Афинские кожевники, сапожники и портные аплодировали фарсу, в котором Сократ изображался подвешенным в воздухе в корзине, заявляющим, что у него нет бога, и похваляющимся тем, что, уча философии, он стянул у кого-то плащ. Целый народ, негодное правительство которого допускало подобные бесчестные вольности, вполне заслужил того, что с ним произошло: греки стали рабами римлян, а ныне – турок. Россияне, коих греки именовали некогда варварами и которые ныне им покровительствуют, никогда не отравляли Сократа и не осуждали на смерть Алкивиада8.
Перескочим весь промежуток времени между Римской республикой и нами. Римляне – народ гораздо более мудрый, чем греки, – никогда не преследовали ни одного философа за убеждения. Но не так обстояло дело среди варварских народов, наследовавших Римской империи. С момента, когда император Фридрих II поссорился с папой, его обвиняют в том, что он – атеист и автор книги "Три обманщика" в соавторстве со своим канцлером де Виней.
Наш великий канцлер де Л'Опиталь9 восстал против преследований, и его тотчас же обвинили в атеизме*: Homo doctus, sed verus atheus**. Иезуит, стоящий настолько же ниже Аристофана, насколько Аристофан ниже Гомера, несчастный, имя которого стало посмешищем даже среди фанатиков, словом, иезуит Гарасс находит всюду и везде атеистов – так он именует всех тех, против кого он выступает с неистовством. Он называет атеистом Теодора де Беза; и именно он ввел в заблуждение общество относительно Ванини10.

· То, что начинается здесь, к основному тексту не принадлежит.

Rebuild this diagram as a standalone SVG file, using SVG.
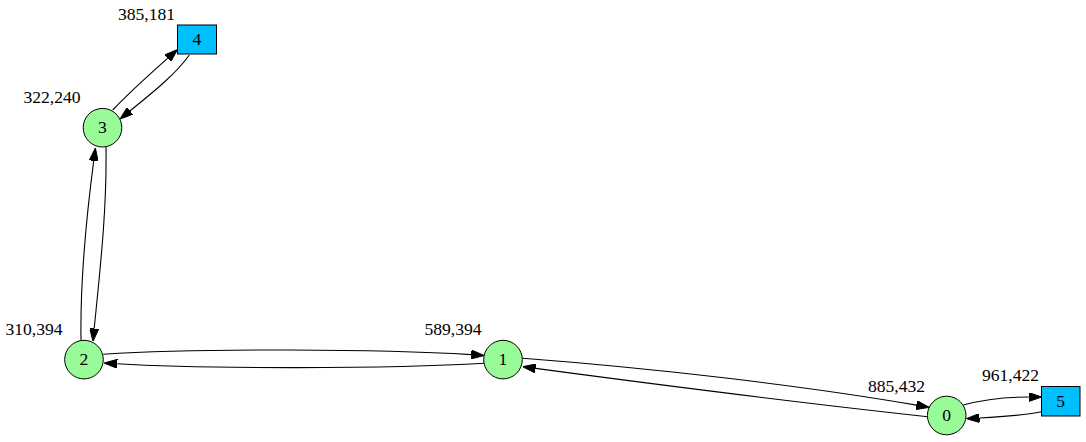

Злополучный конец Ванини не вызывает у нас такого негодования и сожаления, как смерть Сократа, ибо Ванини был всего лишь чудаковатым педантом без всяких заслуг; но, конечно, Ванини не был атеистом, как пытаются утверждать, – он был чем-то прямо противоположным.
Он был бедным неаполитанским священником, проповедником и теологом по ремеслу, беспощадным спорщиком по вопросам "чтойностей" и универсалий и о том, utrum chimera bombinans in vacua possit comedere secundas intentiones***. Впрочем, он не обладал ни одной жилкой, которая толкала бы его к атеизму. Его представление о Боге взято из самой здравой и заслуживающей одобрение теологии. "Бог – собственное начало и конец, отец того и другого, не нуждающийся ни в том, ни в другом, вечный и не пребывающий во времени, присутствующий повсюду и не занимающий в то же время никакого места. Для него нет ни прошлого, ни будущего; он всюду и нигде, правит всем и все создал; он непреложен, бесконечен, не имеет частей; могущество его – его воля и т.д.". Это не очень по-философски, но заимствовано это из самой достойной теологии.

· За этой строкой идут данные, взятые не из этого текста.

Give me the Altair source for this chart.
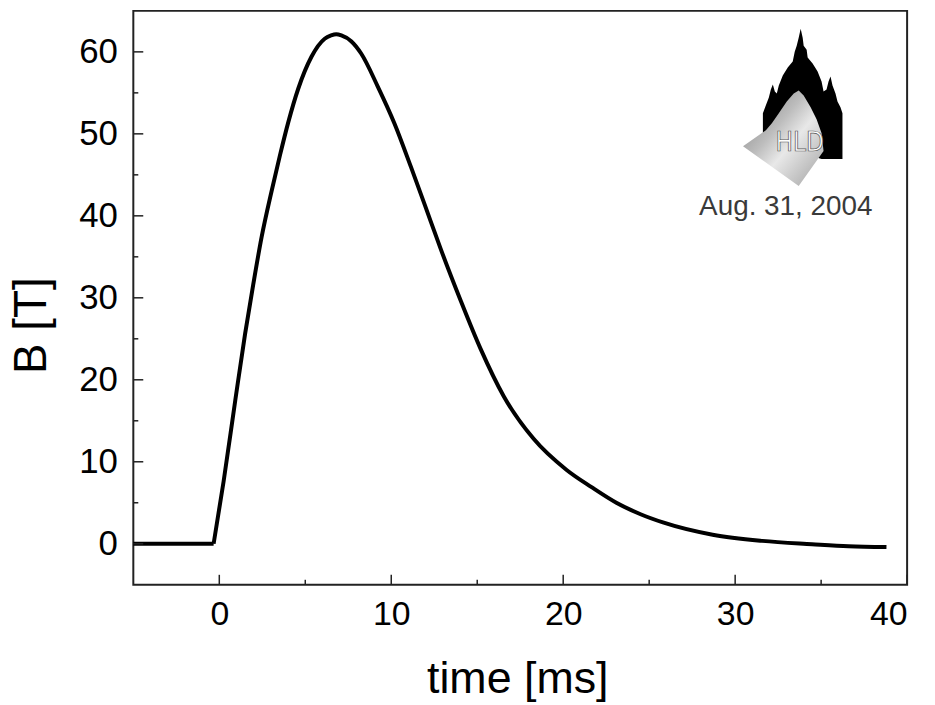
import altair as alt
import pandas as pd

# ---- data ----
time_ms = [-5, -0.33, 0.25, 0.93, 1.50, 1.98, 2.46, 3.04, 3.53, 4.01, 4.59, 5.36, 6.13, 6.5,
           6.8, 7.1, 7.67, 8.25, 9.21, 10.18, 11.14, 12.30, 12.87, 14.03, 15.19, 16.54,
           18.28, 20.2, 21.65, 23.09, 24.5, 25.8, 28.69, 31.58, 34.47, 36.59, 38.8]
field_T = [0, 0, 7.6, 17.5, 25.6, 31.7, 37.4, 43.0, 47.4, 51.4, 55.5, 59.4, 61.6, 62.0,
           62.15, 62.0, 61.3, 59.8, 55.8, 51.3, 46.0, 39.3, 36.0, 29.7, 23.8, 18.0,
           12.8, 9.0, 6.9, 5.0, 3.6, 2.6, 1.1, 0.35, -0.05, -0.3, -0.4]
pulse_start = -0.33

x_major = [0, 10, 20, 30, 40]
x_minor = [5, 15, 25, 35]
y_major = [0, 10, 20, 30, 40, 50, 60]
y_minor = [5, 15, 25, 35, 45, 55]
date_label = ["Aug. 31, 2004"]
logo_label = ["HLD"]

W, H = 778, 577
FONT = "Liberation Sans"

xs = alt.Scale(domain=[-5, 40], nice=False, zero=False)
ys = alt.Scale(domain=[-5, 65], nice=False, zero=False)

df = pd.DataFrame({"t": time_ms, "B": field_T})

x_axis = alt.Axis(
    title="time [ms]", values=x_major, ticks=False, domain=False, grid=False,
    labelFontSize=34, labelFont=FONT, labelColor="black", labelPadding=13,
    titleFont=FONT, titleFontSize=45, titleFontWeight="normal", titleColor="black",
    titleX=386, titleY=108, titleBaseline="alphabetic", titleAnchor="middle", format="d")
y_axis = alt.Axis(
    title="B [T]", values=y_major, ticks=False, domain=False, grid=False,
    labelFontSize=35, labelFont=FONT, labelColor="black", labelPadding=16,
    titleFont=FONT, titleFontSize=46, titleFontWeight="normal", titleColor="black",
    titleX=-88, titleY=316, titleAngle=-90, titleBaseline="alphabetic",
    titleAlign="center", format="d")

curve = alt.Chart(df).transform_filter(alt.datum.t >= pulse_start).mark_line(
    color="black", strokeWidth=4, interpolate="monotone").encode(
    x=alt.X("t:Q", scale=xs, axis=x_axis),
    y=alt.Y("B:Q", scale=ys, axis=y_axis),
    order=alt.Order("t:Q"),
)
flat = alt.Chart(df).transform_filter(alt.datum.t <= pulse_start).mark_line(
    color="black", strokeWidth=4).encode(
    x=alt.X("t:Q", scale=xs, axis=x_axis),
    y=alt.Y("B:Q", scale=ys, axis=y_axis),
)

tick_color = "#222"
xmaj = alt.Chart(pd.DataFrame({"t": x_major})).mark_rule(color=tick_color, strokeWidth=1.5).encode(
    x=alt.X("t:Q", scale=xs, axis=x_axis), y=alt.value(H), y2=alt.value(H - 10))
xmin = alt.Chart(pd.DataFrame({"t": x_minor})).mark_rule(color=tick_color, strokeWidth=1.5).encode(
    x=alt.X("t:Q", scale=xs, axis=x_axis), y=alt.value(H), y2=alt.value(H - 5))
ymaj = alt.Chart(pd.DataFrame({"B": y_major})).mark_rule(color=tick_color, strokeWidth=1.5).encode(
    y=alt.Y("B:Q", scale=ys, axis=y_axis), x=alt.value(0), x2=alt.value(10))
ymin = alt.Chart(pd.DataFrame({"B": y_minor})).mark_rule(color=tick_color, strokeWidth=1.5).encode(
    y=alt.Y("B:Q", scale=ys, axis=y_axis), x=alt.value(0), x2=alt.value(5))

# ---- HLD logo (decorative) ----
LOGO_CX, LOGO_CY, LOGO_S = 800, 107, 80  # page pixels, px per unit


def shape_path(pts):
    parts = []
    for i, (px, py) in enumerate(pts):
        u = (px - LOGO_CX) / LOGO_S
        v = (py - LOGO_CY) / LOGO_S
        parts.append(("M" if i == 0 else "L") + f"{u:.4f},{v:.4f}")
    return "".join(parts) + "Z"


church_pts = [(805, 27), (807, 36), (808, 44), (811, 48), (812, 56), (817, 62), (822, 70),
              (826, 80), (828, 90), (831, 88), (833, 80), (835, 75), (837, 84), (840, 92),
              (842, 100), (845, 106), (847, 112), (847, 158), (826, 158), (800, 150),
              (775, 140), (767, 132), (767, 112), (770, 104), (773, 96), (775, 88),
              (777, 83), (779, 90), (781, 92), (783, 84), (787, 74), (792, 66), (797, 60),
              (799, 50), (801, 44), (803, 36)]
glow_pts = [(747, 145), (770, 129), (776, 122), (783, 112), (791, 100), (798, 92), (803, 89),
            (808, 94), (815, 106), (821, 118), (826, 132), (828, 150), (803, 185)]

one = pd.DataFrame({"k": [0]})
lx, ly = LOGO_CX - 134, LOGO_CY - 9
size = (2 * LOGO_S) ** 2

church = alt.Chart(one).mark_point(
    shape=shape_path(church_pts), filled=True, fill="black", strokeWidth=0, opacity=1,
    size=size).encode(x=alt.value(lx), y=alt.value(ly))
glow = alt.Chart(one).mark_point(
    shape=shape_path(glow_pts), filled=True, strokeWidth=0, opacity=1, size=size,
    fill=alt.LinearGradient(gradient="linear", x1=0, y1=0, x2=1, y2=1, stops=[
        alt.GradientStop(color="#7a7a7a", offset=0),
        alt.GradientStop(color="#bdbdbd", offset=0.4),
        alt.GradientStop(color="#e8e8e8", offset=0.58),
        alt.GradientStop(color="#a0a0a0", offset=1)])).encode(
    x=alt.value(lx), y=alt.value(ly))
hld = alt.Chart(pd.DataFrame({"label": logo_label})).mark_text(
    font="DejaVu Sans Condensed, Liberation Sans", fontSize=26, fill="#ffffff",
    stroke="#555555", strokeWidth=0.7, align="center", baseline="middle").encode(
    text="label:N", x=alt.value(804 - 134), y=alt.value(142 - 9))
date = alt.Chart(pd.DataFrame({"label": date_label})).mark_text(
    font=FONT, fontSize=28, color="#3a3a3a", align="center", baseline="alphabetic").encode(
    text="label:N", x=alt.value(790 - 134), y=alt.value(214 - 9))

chart = alt.layer(curve, flat, xmaj, xmin, ymaj, ymin, church, glow, hld, date).properties(
    width=W, height=H,
    autosize=alt.AutoSizeParams(type="none"),
    padding={"left": 126, "top": 1, "right": 20, "bottom": 117},
    background="white",
).configure_view(stroke="#222", strokeWidth=2)

chart.save("out.html", embed_options={"renderer": "svg", "actions": False})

* "Commentarium rerum gallicarum" ("Комментарий к делам галльским". Примеч. переводчика), lib. XXVIII. – Примеч. Вольтера.
** "Человек ученый, но истинный атеист" (лат.) – Примеч. переводчика.
*** может ли химера жужжащая в пустоте, пожирать второстепенные посылки (лат.). -Примеч. переводчика.
Ванини претендовал на то, что он воскресил прекрасное мнение Платона, принятое и Аверроэсом11 и гласящее, что Бог создал цепь существ от низших до высших, последнее звено которой скреплено с его вечным троном; правда, эта идея более возвышенна, чем истинна, но она столь же далека от атеизма, как бытие от небытия.
Ванини путешествовал с целью дискутировать и составить себе состояние; но, к несчастью, диспуты – вещь, противопоказанная богатству: таким образом наживаешь себе столько же непримиримых врагов, сколько встречаешь на своем пути ученых или педантов, против которых ты выступаешь. Другой причины несчастья, постигшего Ванини, не существует: его горячность и неотесанность заслужили ему в ходе диспутов ненависть отдельных теологов; после ссоры с неким Франконом, или Франкони, этот последний, будучи другом его врагов, не замедлил объявить его атеистом, проповедующим атеизм.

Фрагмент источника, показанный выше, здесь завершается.